#### Exercise brief:
Return the listing below exactly, with the pictures dropped.

#### Data provided:
□ □ □
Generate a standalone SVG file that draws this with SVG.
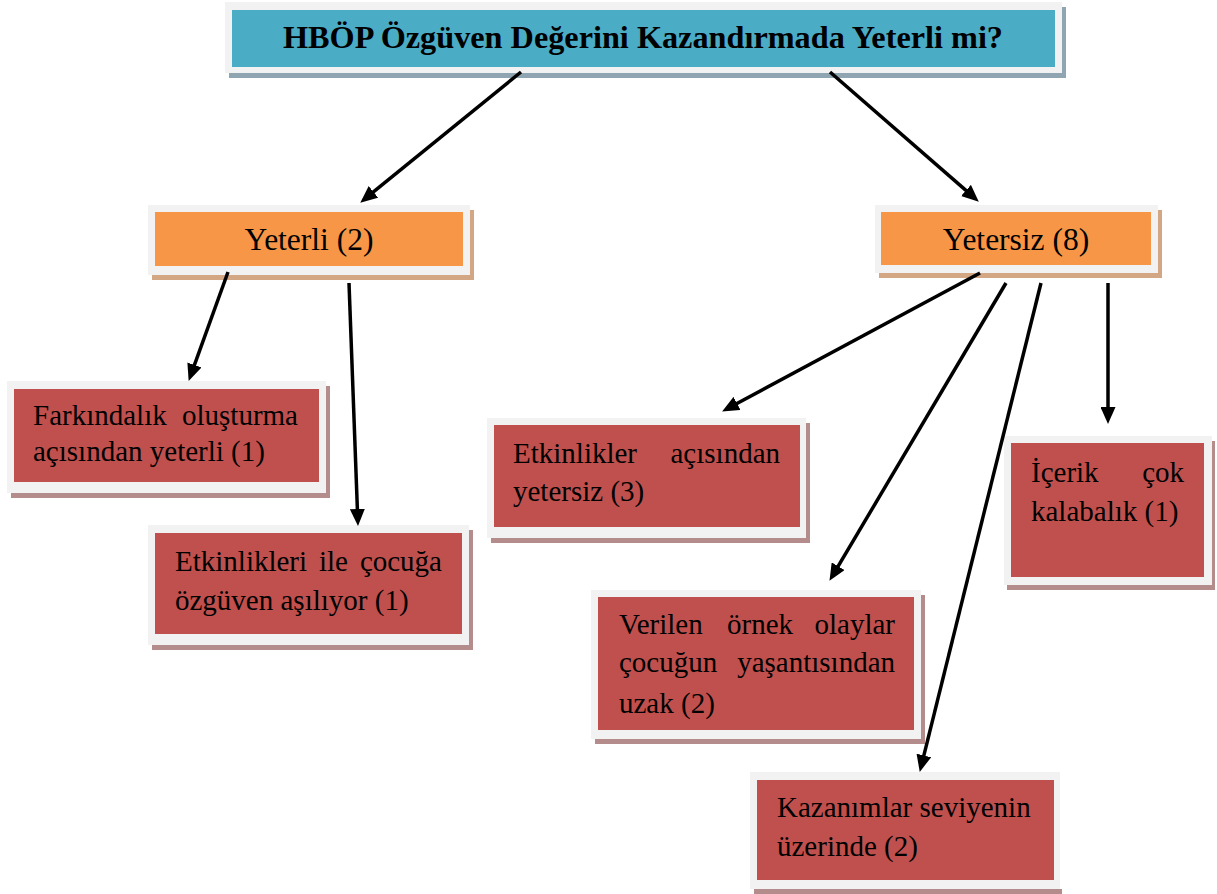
<svg xmlns="http://www.w3.org/2000/svg" width="1217" height="894" viewBox="0 0 1217 894">
<style>
.frame{fill:#f2f2f2}
.sh-b{fill:#8fa5b1}
.sh-o{fill:#d4a784}
.sh-r{fill:#b48c8c}
.blue{fill:#4bacc6}
.orange{fill:#f79646}
.red{fill:#c0504d}
text{font-family:"Liberation Serif","Times New Roman",serif;fill:#000}
.t{font-size:29px}
.big{font-size:31.5px}
.title{font-size:31px;font-weight:bold}
.conn line{stroke:#000;stroke-width:3.5}
</style>
<defs>
<marker id="ah" markerUnits="userSpaceOnUse" markerWidth="17" markerHeight="15" refX="6" refY="7.5" orient="auto">
<path d="M0,0 L17,7.5 L0,15 z" fill="#000"/>
</marker>
</defs>
<rect width="1217" height="894" fill="#fff"/>

<g id="title">
<rect class="sh-b" x="229" y="7" width="837" height="71"/>
<rect class="frame" x="225" y="2" width="837" height="71"/>
<rect class="blue" x="232" y="10" width="823" height="57"/>
<text class="title" x="643" y="48" text-anchor="middle" textLength="720" lengthAdjust="spacingAndGlyphs">HBÖP Özgüven Değerini Kazandırmada Yeterli mi?</text>
</g>

<g id="yeterli">
<rect class="sh-o" x="152" y="210" width="322" height="70"/>
<rect class="frame" x="148" y="205" width="322" height="70"/>
<rect class="orange" x="155" y="212" width="308" height="54"/>
<text class="big" x="309" y="250" text-anchor="middle">Yeterli (2)</text>
</g>

<g id="yetersiz">
<rect class="sh-o" x="879" y="210" width="283" height="68"/>
<rect class="frame" x="875" y="205" width="283" height="68"/>
<rect class="orange" x="881" y="212" width="270" height="53"/>
<text class="big" x="1016" y="250" text-anchor="middle">Yetersiz (8)</text>
</g>

<g id="farkindalik">
<rect class="sh-r" x="11" y="386" width="319" height="112"/>
<rect class="frame" x="7" y="381" width="319" height="112"/>
<rect class="red" x="14" y="389" width="305" height="93"/>
<text class="t" x="33" y="425">Farkındalık</text>
<text class="t" x="298" y="425" text-anchor="end">oluşturma</text>
<text class="t" x="33" y="461">açısından yeterli (1)</text>
</g>

<g id="etkinlikleri">
<rect class="sh-r" x="152" y="530" width="321" height="120"/>
<rect class="frame" x="148" y="525" width="321" height="120"/>
<rect class="red" x="155" y="533" width="307" height="101"/>
<text class="t" x="175" y="571">Etkinlikleri</text>
<text class="t" x="319" y="571">ile</text>
<text class="t" x="442" y="571" text-anchor="end">çocuğa</text>
<text class="t" x="175" y="610">özgüven aşılıyor (1)</text>
</g>

<g id="etkinlikler">
<rect class="sh-r" x="491" y="423" width="319" height="120"/>
<rect class="frame" x="487" y="418" width="319" height="120"/>
<rect class="red" x="494" y="425" width="306" height="102"/>
<text class="t" x="513" y="463">Etkinlikler</text>
<text class="t" x="780" y="463" text-anchor="end">açısından</text>
<text class="t" x="513" y="501">yetersiz (3)</text>
</g>

<g id="icerik">
<rect class="sh-r" x="1007" y="441" width="208" height="149"/>
<rect class="frame" x="1004" y="436" width="208" height="149"/>
<rect class="red" x="1011" y="443" width="193" height="134"/>
<text class="t" x="1031" y="482">İçerik</text>
<text class="t" x="1184" y="482" text-anchor="end">çok</text>
<text class="t" x="1031" y="521">kalabalık (1)</text>
</g>

<g id="verilen">
<rect class="sh-r" x="595" y="595" width="330" height="149"/>
<rect class="frame" x="591" y="590" width="330" height="149"/>
<rect class="red" x="598" y="597" width="316" height="133"/>
<text class="t" x="619" y="634">Verilen</text>
<text class="t" x="727" y="634">örnek</text>
<text class="t" x="895" y="634" text-anchor="end">olaylar</text>
<text class="t" x="619" y="672">çocuğun</text>
<text class="t" x="895" y="672" text-anchor="end">yaşantısından</text>
<text class="t" x="619" y="713">uzak (2)</text>
</g>

<g id="kazanimlar">
<rect class="sh-r" x="754" y="889" width="308" height="10"/>
<rect class="frame" x="750" y="772" width="310" height="117"/>
<rect class="red" x="757" y="780" width="297" height="100"/>
<text class="t" x="777" y="817">Kazanımlar seviyenin</text>
<text class="t" x="777" y="856">üzerinde (2)</text>
</g>

<g id="connectors" class="conn">
<line x1="521" y1="72" x2="368.8" y2="195.7" marker-end="url(#ah)"/>
<line x1="830" y1="72" x2="970.5" y2="194.4" marker-end="url(#ah)"/>
<line x1="228" y1="272" x2="192.4" y2="370.6" marker-end="url(#ah)"/>
<line x1="349" y1="283" x2="357.6" y2="515" marker-end="url(#ah)"/>
<line x1="980" y1="273" x2="731.8" y2="406.3" marker-end="url(#ah)"/>
<line x1="1006" y1="283" x2="835.1" y2="571.4" marker-end="url(#ah)"/>
<line x1="1041" y1="283" x2="922.4" y2="761.3" marker-end="url(#ah)"/>
<line x1="1108" y1="283" x2="1108" y2="413" marker-end="url(#ah)"/>
</g>
</svg>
□ □ □
#### Written response:
Generate a standalone SVG file that draws this with SVG.
<svg xmlns="http://www.w3.org/2000/svg" width="1217" height="894" viewBox="0 0 1217 894">
<style>
.frame{fill:#f2f2f2}
.sh-b{fill:#8fa5b1}
.sh-o{fill:#d4a784}
.sh-r{fill:#b48c8c}
.blue{fill:#4bacc6}
.orange{fill:#f79646}
.red{fill:#c0504d}
text{font-family:"Liberation Serif","Times New Roman",serif;fill:#000}
.t{font-size:29px}
.big{font-size:31.5px}
.title{font-size:31px;font-weight:bold}
.conn line{stroke:#000;stroke-width:3.5}
</style>
<defs>
<marker id="ah" markerUnits="userSpaceOnUse" markerWidth="17" markerHeight="15" refX="6" refY="7.5" orient="auto">
<path d="M0,0 L17,7.5 L0,15 z" fill="#000"/>
</marker>
</defs>
<rect width="1217" height="894" fill="#fff"/>

<g id="title">
<rect class="sh-b" x="229" y="7" width="837" height="71"/>
<rect class="frame" x="225" y="2" width="837" height="71"/>
<rect class="blue" x="232" y="10" width="823" height="57"/>
<text class="title" x="643" y="48" text-anchor="middle" textLength="720" lengthAdjust="spacingAndGlyphs">HBÖP Özgüven Değerini Kazandırmada Yeterli mi?</text>
</g>

<g id="yeterli">
<rect class="sh-o" x="152" y="210" width="322" height="70"/>
<rect class="frame" x="148" y="205" width="322" height="70"/>
<rect class="orange" x="155" y="212" width="308" height="54"/>
<text class="big" x="309" y="250" text-anchor="middle">Yeterli (2)</text>
</g>

<g id="yetersiz">
<rect class="sh-o" x="879" y="210" width="283" height="68"/>
<rect class="frame" x="875" y="205" width="283" height="68"/>
<rect class="orange" x="881" y="212" width="270" height="53"/>
<text class="big" x="1016" y="250" text-anchor="middle">Yetersiz (8)</text>
</g>

<g id="farkindalik">
<rect class="sh-r" x="11" y="386" width="319" height="112"/>
<rect class="frame" x="7" y="381" width="319" height="112"/>
<rect class="red" x="14" y="389" width="305" height="93"/>
<text class="t" x="33" y="425">Farkındalık</text>
<text class="t" x="298" y="425" text-anchor="end">oluşturma</text>
<text class="t" x="33" y="461">açısından yeterli (1)</text>
</g>

<g id="etkinlikleri">
<rect class="sh-r" x="152" y="530" width="321" height="120"/>
<rect class="frame" x="148" y="525" width="321" height="120"/>
<rect class="red" x="155" y="533" width="307" height="101"/>
<text class="t" x="175" y="571">Etkinlikleri</text>
<text class="t" x="319" y="571">ile</text>
<text class="t" x="442" y="571" text-anchor="end">çocuğa</text>
<text class="t" x="175" y="610">özgüven aşılıyor (1)</text>
</g>

<g id="etkinlikler">
<rect class="sh-r" x="491" y="423" width="319" height="120"/>
<rect class="frame" x="487" y="418" width="319" height="120"/>
<rect class="red" x="494" y="425" width="306" height="102"/>
<text class="t" x="513" y="463">Etkinlikler</text>
<text class="t" x="780" y="463" text-anchor="end">açısından</text>
<text class="t" x="513" y="501">yetersiz (3)</text>
</g>

<g id="icerik">
<rect class="sh-r" x="1007" y="441" width="208" height="149"/>
<rect class="frame" x="1004" y="436" width="208" height="149"/>
<rect class="red" x="1011" y="443" width="193" height="134"/>
<text class="t" x="1031" y="482">İçerik</text>
<text class="t" x="1184" y="482" text-anchor="end">çok</text>
<text class="t" x="1031" y="521">kalabalık (1)</text>
</g>

<g id="verilen">
<rect class="sh-r" x="595" y="595" width="330" height="149"/>
<rect class="frame" x="591" y="590" width="330" height="149"/>
<rect class="red" x="598" y="597" width="316" height="133"/>
<text class="t" x="619" y="634">Verilen</text>
<text class="t" x="727" y="634">örnek</text>
<text class="t" x="895" y="634" text-anchor="end">olaylar</text>
<text class="t" x="619" y="672">çocuğun</text>
<text class="t" x="895" y="672" text-anchor="end">yaşantısından</text>
<text class="t" x="619" y="713">uzak (2)</text>
</g>

<g id="kazanimlar">
<rect class="sh-r" x="754" y="889" width="308" height="10"/>
<rect class="frame" x="750" y="772" width="310" height="117"/>
<rect class="red" x="757" y="780" width="297" height="100"/>
<text class="t" x="777" y="817">Kazanımlar seviyenin</text>
<text class="t" x="777" y="856">üzerinde (2)</text>
</g>

<g id="connectors" class="conn">
<line x1="521" y1="72" x2="368.8" y2="195.7" marker-end="url(#ah)"/>
<line x1="830" y1="72" x2="970.5" y2="194.4" marker-end="url(#ah)"/>
<line x1="228" y1="272" x2="192.4" y2="370.6" marker-end="url(#ah)"/>
<line x1="349" y1="283" x2="357.6" y2="515" marker-end="url(#ah)"/>
<line x1="980" y1="273" x2="731.8" y2="406.3" marker-end="url(#ah)"/>
<line x1="1006" y1="283" x2="835.1" y2="571.4" marker-end="url(#ah)"/>
<line x1="1041" y1="283" x2="922.4" y2="761.3" marker-end="url(#ah)"/>
<line x1="1108" y1="283" x2="1108" y2="413" marker-end="url(#ah)"/>
</g>
</svg>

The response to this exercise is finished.